Szef BBN: fakt, że Biden był przy granicy w Rzeszowie pokazuje, że USA będą twardo broniły sojuszników

2022-03-28 10:53 aktualizacja: 2022-03-28, 11:03
 Wizyta prezydenta USA Joe Bidena. Prezydent USA Joe Biden (P) i ambasador Stanów Zjednoczonych w Polsce Mark Brzezinski (L). Fot. PAP/Darek Delmanowicz
Wizyta prezydenta USA Joe Bidena. Prezydent USA Joe Biden (P) i ambasador Stanów Zjednoczonych w Polsce Mark Brzezinski (L). Fot. PAP/Darek Delmanowicz
Fakt, że prezydent USA Joe Biden podczas wizyty w Polsce był przy samej granicy z Ukrainą, w Rzeszowie, gdzie jest punkt przerzutu pomocy dla Ukrainy, był bardzo ważnym sygnałem dla Rosji, zaznaczeniem tego, że USA będą twardo broniły swoich sojuszników, w tym Polskę - ocenił szef BBN Paweł Soloch.

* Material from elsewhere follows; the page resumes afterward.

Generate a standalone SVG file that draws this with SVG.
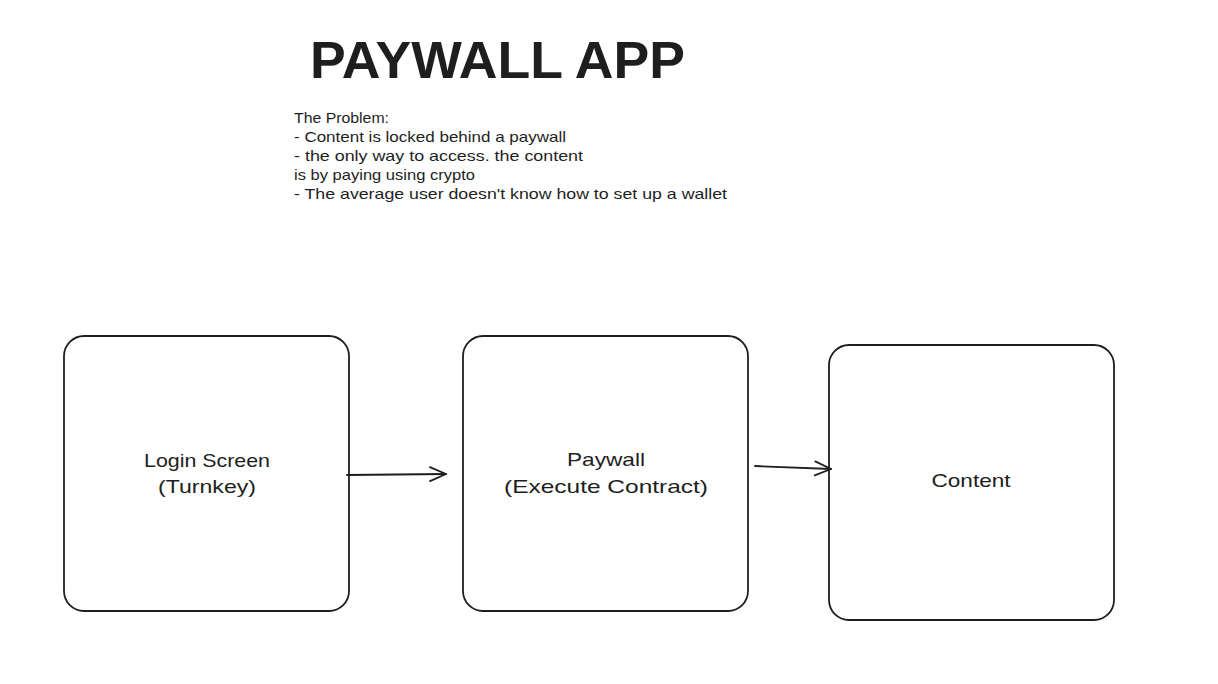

Soloch proszony był w poniedziałek w TVP info o podsumowanie dwudniowej wizyty prezydenta USA Joe Bidena w Polsce.

Szef BBN zwrócił uwagę, że ta wizyta była ważna w kilku wymiarach. "Podkreślała rolę Polski, jaką odgrywa zwłaszcza w momencie tego jednego z największych kryzysów po II wojnie światowej, z jakim mamy do czynienia, z agresją rosyjską na Ukrainę, gdzie Polska jest tym krajem, który jest najbardziej eksponowanym spośród państw NATO, Unii Europejskiej na ten konflikt" - powiedział Soloch.

A z drugiej strony - jak dodał - "oczywiście Stany Zjednoczone, które są najistotniejszym państwem w NATO, jednocześnie państwem, które teraz przy prezydenturze Joe Bidena buduje wokół tego konfliktu, wokół agresji rosyjskiej na Ukrainę, koalicję państw Zachodu i dąży do tego, żeby być liderem tej koalicji".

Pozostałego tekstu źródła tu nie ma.